Warning: I'll have to spoil the film's sort of plot twist. Again.
Writer Jonathan Dade (Milo Ventimiglia) and his wife Addie (Sarah Shahi) are still reeling from the accidental death of their three year old son Thomas, and have basically locked themselves away on their huge estate in the country. While Addie is trying to keep the trauma at bay by fleeing into drink, Jonathan has opted for burying himself in his work and making mopey-Milo-Ventimiglia facial expressions.
One night, a young woman calling herself Rachel (Sara Paxton) appears on the couple's doorstep. She says she's fleeing from a group of masked men, and could really use some help. The Dades do of course take her in, but something's clearly off about Rachel.

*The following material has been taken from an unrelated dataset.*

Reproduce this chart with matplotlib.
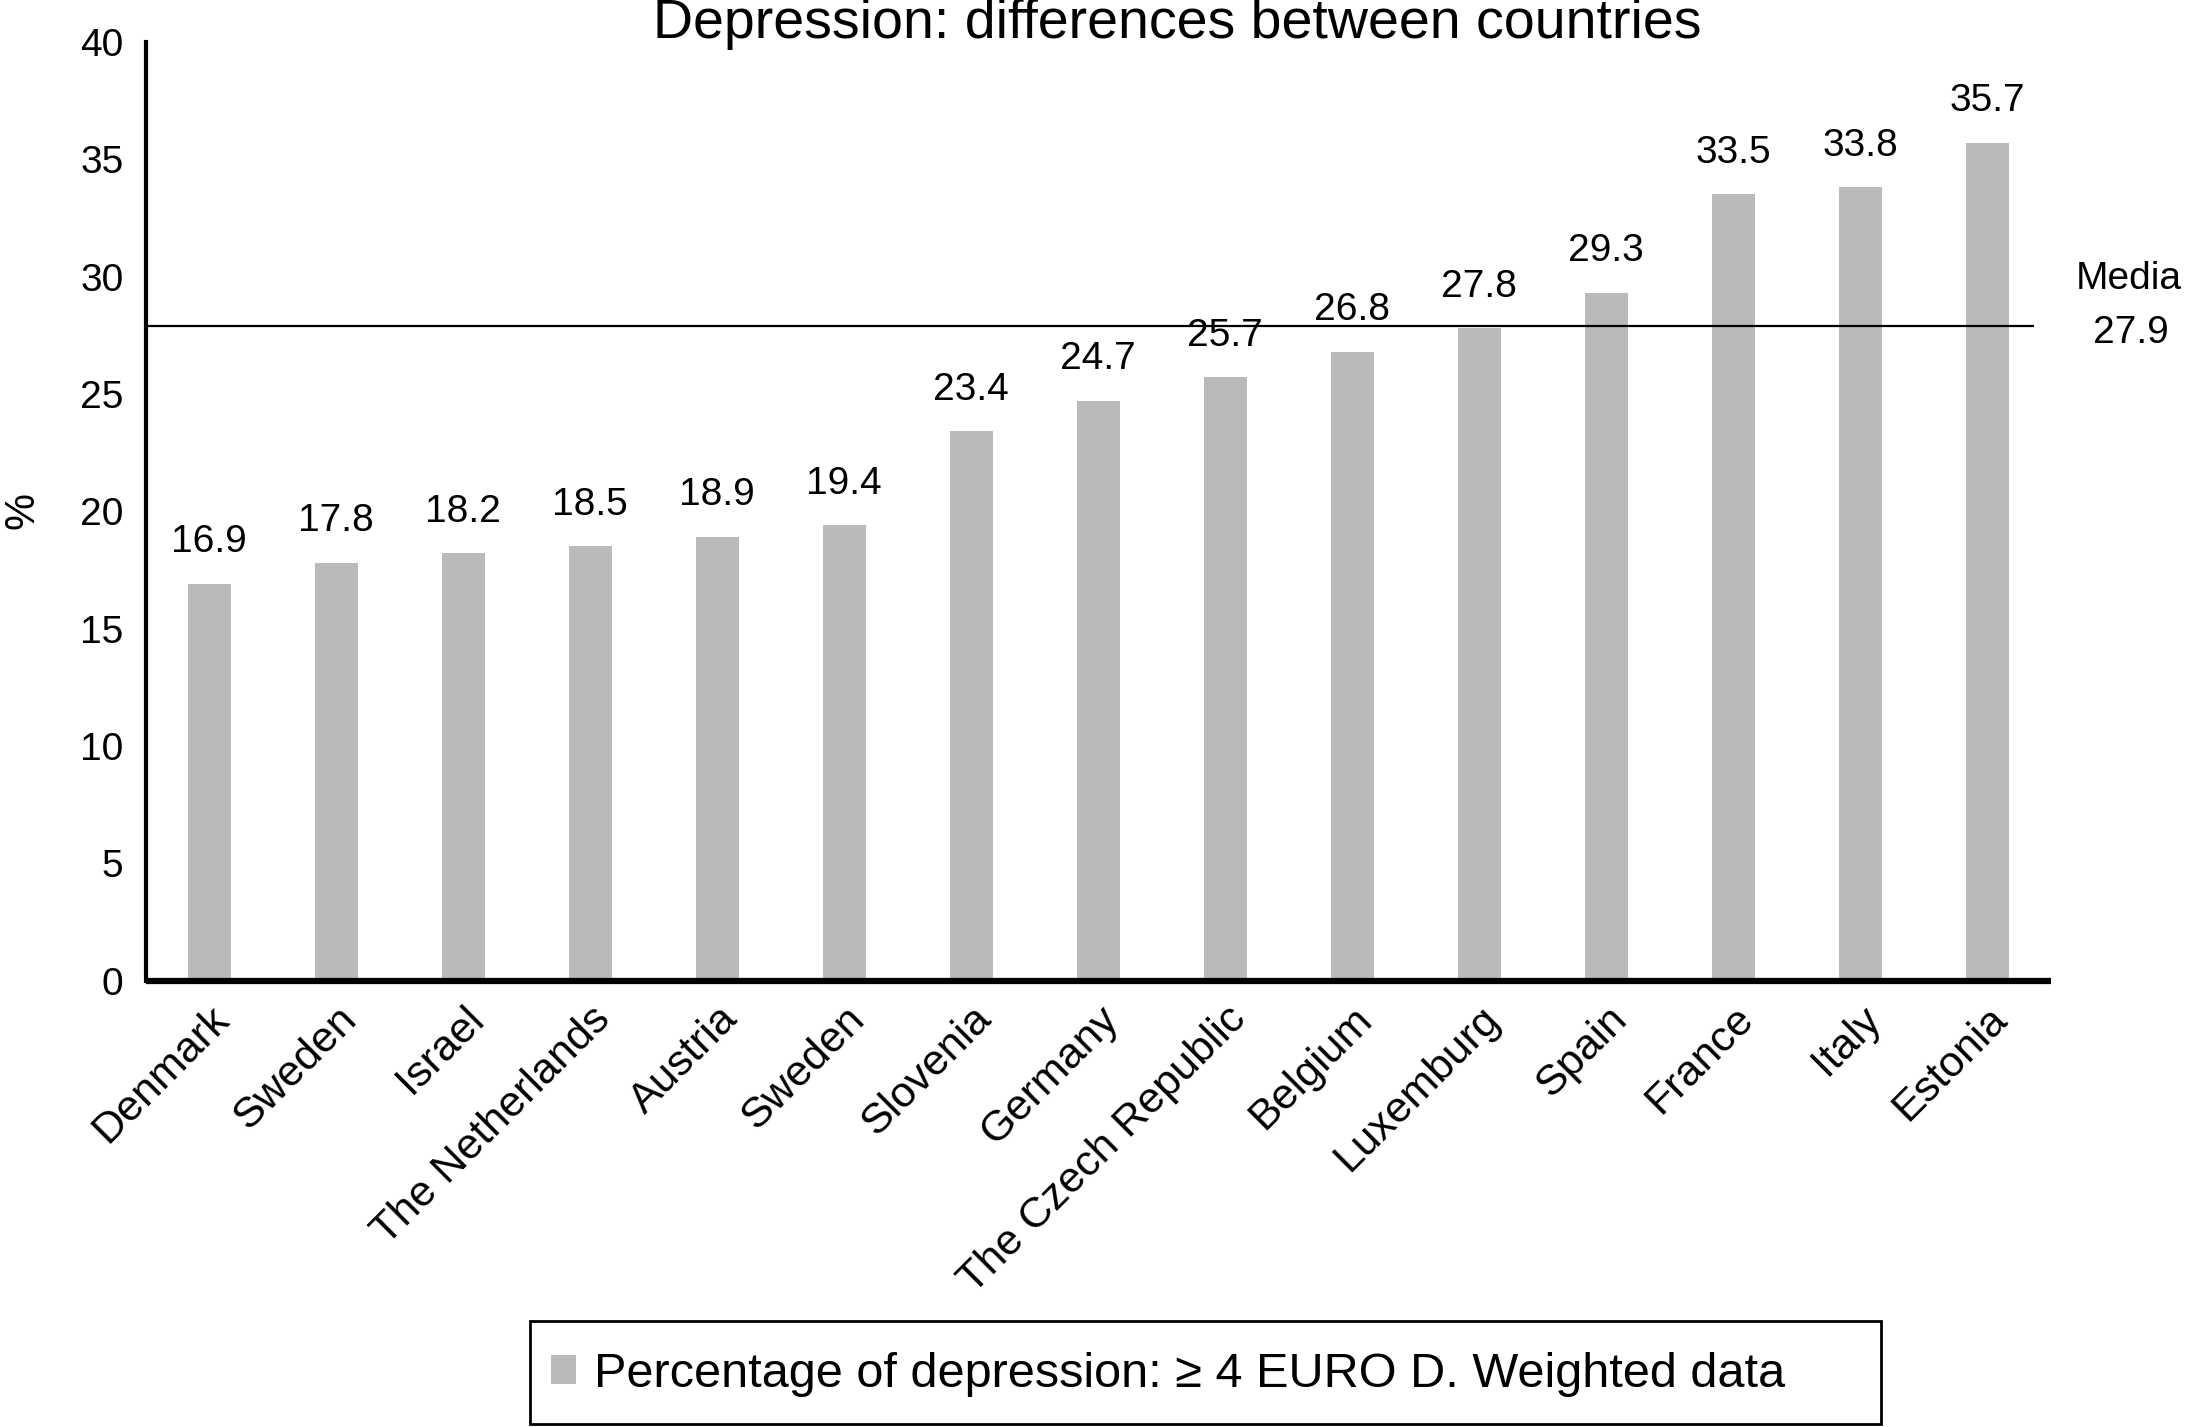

She knows a bit too much about the Dades and their dead son for comfort, and she's acting more than a little strange.
One thing soon becomes clear: Rachel's masked men are pretty real.

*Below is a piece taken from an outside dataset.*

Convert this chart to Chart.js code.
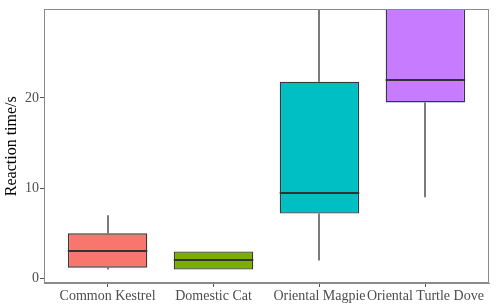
<!DOCTYPE html>
<html>
<head>
<meta charset="utf-8">
<script src="https://cdn.jsdelivr.net/npm/chart.js@4/dist/chart.umd.min.js"></script>
<style>
  html, body { margin: 0; padding: 0; background: #fff; }
  #wrap { width: 500px; height: 305px; }
</style>
</head>
<body>
<div id="wrap"><canvas id="myChart" width="500" height="305"></canvas></div>
<script>
var categories = ['Common Kestrel', 'Domestic Cat', 'Oriental Magpie', 'Oriental Turtle Dove'];
var mins    = [1.0, 1.0, 2.0, 9.0];
var q1s     = [1.2, 1.0, 7.2, 19.5];
var medians = [3.0, 2.0, 9.5, 22.0];
var q3s     = [5.0, 3.0, 21.8, 32.0];
var maxs    = [7.0, 3.0, 35.0, 40.0];
var colors  = ['#F8766D', '#7CAE00', '#00BFC4', '#C77CFF'];
var yTicks  = [0, 10, 20];

var serif = "'Liberation Serif', 'Times New Roman', serif";

var boxData = categories.map(function (c, i) {
    return { x: i + 1, y: [q1s[i], q3s[i]] };
});

// whiskers under boxes, medians over them, panel border on top
var boxPlot = {
    id: 'boxPlot',
    beforeDatasetsDraw: function (chart) {
        var ctx = chart.ctx, area = chart.chartArea, ys = chart.scales.y;
        var meta = chart.getDatasetMeta(0);
        ctx.save();
        ctx.beginPath();
        ctx.rect(area.left, area.top, area.right - area.left, area.bottom - area.top);
        ctx.clip();
        ctx.strokeStyle = '#7a7a7a';
        ctx.lineWidth = 2;
        meta.data.forEach(function (bar, i) {
            var x = Math.round(bar.x);
            ctx.beginPath();
            ctx.moveTo(x, ys.getPixelForValue(q3s[i]));
            ctx.lineTo(x, ys.getPixelForValue(maxs[i]));
            ctx.moveTo(x, ys.getPixelForValue(q1s[i]));
            ctx.lineTo(x, ys.getPixelForValue(mins[i]));
            ctx.stroke();
        });
        ctx.restore();
    },
    afterDatasetsDraw: function (chart) {
        var ctx = chart.ctx, area = chart.chartArea, ys = chart.scales.y;
        var meta = chart.getDatasetMeta(0);
        ctx.save();
        ctx.beginPath();
        ctx.rect(area.left, area.top, area.right - area.left, area.bottom - area.top);
        ctx.clip();
        ctx.strokeStyle = '#333333';
        ctx.lineWidth = 2;
        meta.data.forEach(function (bar, i) {
            var y = Math.round(ys.getPixelForValue(medians[i]));
            ctx.beginPath();
            ctx.moveTo(bar.x - bar.width / 2, y);
            ctx.lineTo(bar.x + bar.width / 2, y);
            ctx.stroke();
        });
        ctx.restore();
        ctx.save();
        ctx.strokeStyle = '#8a8a8a';
        ctx.lineWidth = 1;
        ctx.strokeRect(Math.round(area.left) + 0.5, Math.round(area.top) + 0.5,
            Math.round(area.right - area.left) - 1, Math.round(area.bottom - area.top) - 1);
        ctx.restore();
    }
};

var myChart = new Chart(document.getElementById('myChart'), {
    type: 'bar',
    data: {
        datasets: [{
            data: boxData,
            backgroundColor: colors,
            borderColor: '#383838',
            borderWidth: 1.3,
            borderSkipped: false,
            barPercentage: 0.75,
            categoryPercentage: 1
        }]
    },
    options: {
        responsive: false,
        animation: false,
        devicePixelRatio: 1,
        layout: { padding: { left: 0, right: 11, top: 2, bottom: 0 } },
        plugins: { legend: { display: false }, tooltip: { enabled: false } },
        scales: {
            x: {
                type: 'linear',
                offset: false,
                min: 0.4,
                max: 4.6,
                afterBuildTicks: function (scale) {
                    scale.ticks = categories.map(function (c, i) { return { value: i + 1 }; });
                },
                afterFit: function (scale) { scale.height = 22; },
                grid: { offset: false, drawOnChartArea: false, drawTicks: true, tickLength: 4, color: '#555555' },
                border: { display: true, color: '#8a8a8a' },
                ticks: {
                    autoSkip: false,
                    maxRotation: 0,
                    padding: 1,
                    color: '#4d4d4d',
                    font: { family: serif, size: 14 },
                    callback: function (v) { return categories[v - 1]; }
                }
            },
            y: {
                min: -0.5,
                max: 29.8,
                afterBuildTicks: function (scale) {
                    scale.ticks = yTicks.map(function (v) { return { value: v }; });
                },
                afterFit: function (scale) { scale.width = 44; },
                grid: { drawOnChartArea: false, drawTicks: true, tickLength: 4, color: '#555555' },
                border: { display: true, color: '#8a8a8a' },
                ticks: {
                    padding: 1,
                    color: '#4d4d4d',
                    font: { family: serif, size: 14 }
                },
                title: {
                    display: true,
                    text: 'Reaction time/s',
                    color: '#000000',
                    padding: { top: 2, bottom: 0 },
                    font: { family: serif, size: 16 }
                }
            }
        }
    },
    plugins: [boxPlot]
});
</script>
</body>
</html>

I'm not much of a fan of the home invasion sub genre. I suspect it's a bit of a class thing for me, what with most of these films being about oh so lovely bourgeois or just stinking rich people being attacked by those 'orrible poor, with only a few entries of the sub-genre using this set-up to then explore issues of class instead of taking the poor as cheap human monsters.
Consequently, I should be more than happy when a film like Todd Levin's Static attempts to use audience expectations towards how a home invasion movie works to construct its twist (even though the film's not interested in talking about class at all). I generally do love this sort of thing but in Static's case, the actual execution leaves me quite cold. That's probably because Gabriel Cowan's script goes for the old "they have been dead all along!" chestnut, a trope used in more horror movies than I'd care to count, and which I'd - if I were the king of scriptwriting (lucky for anyone else I'm not) - expressly forbid any filmmaker to use unless she or he will do something wildly original or moving with it.
Static, alas, is neither very original nor very moving, nor is it all that wild. Instead, it's merely competent, neither doing anything more than averagely clever with its big idea, nor going really deep in its exploration of the Dades' grief. In fact, using the death of a child as the catalyst here seems to me the cheapest way to get an automatic emotional connection between the characters and the audience without the film actually having to work for it. Again, it's not as if Static did anything horribly wrong here, it's that it doesn't do enough that's truly right or interesting.
On technical level, Levin's direction is perfectly fine, too, and the actors are doing their best - which is quite a lot in the cases of Shahi and Paxton, not terribly much in Ventimiglia's case.
Again, Static is a film suffering from being highly competent but lacking that final element - be it intellectual, be it emotional, be it the virtue of being plain crazy - to make it anything special.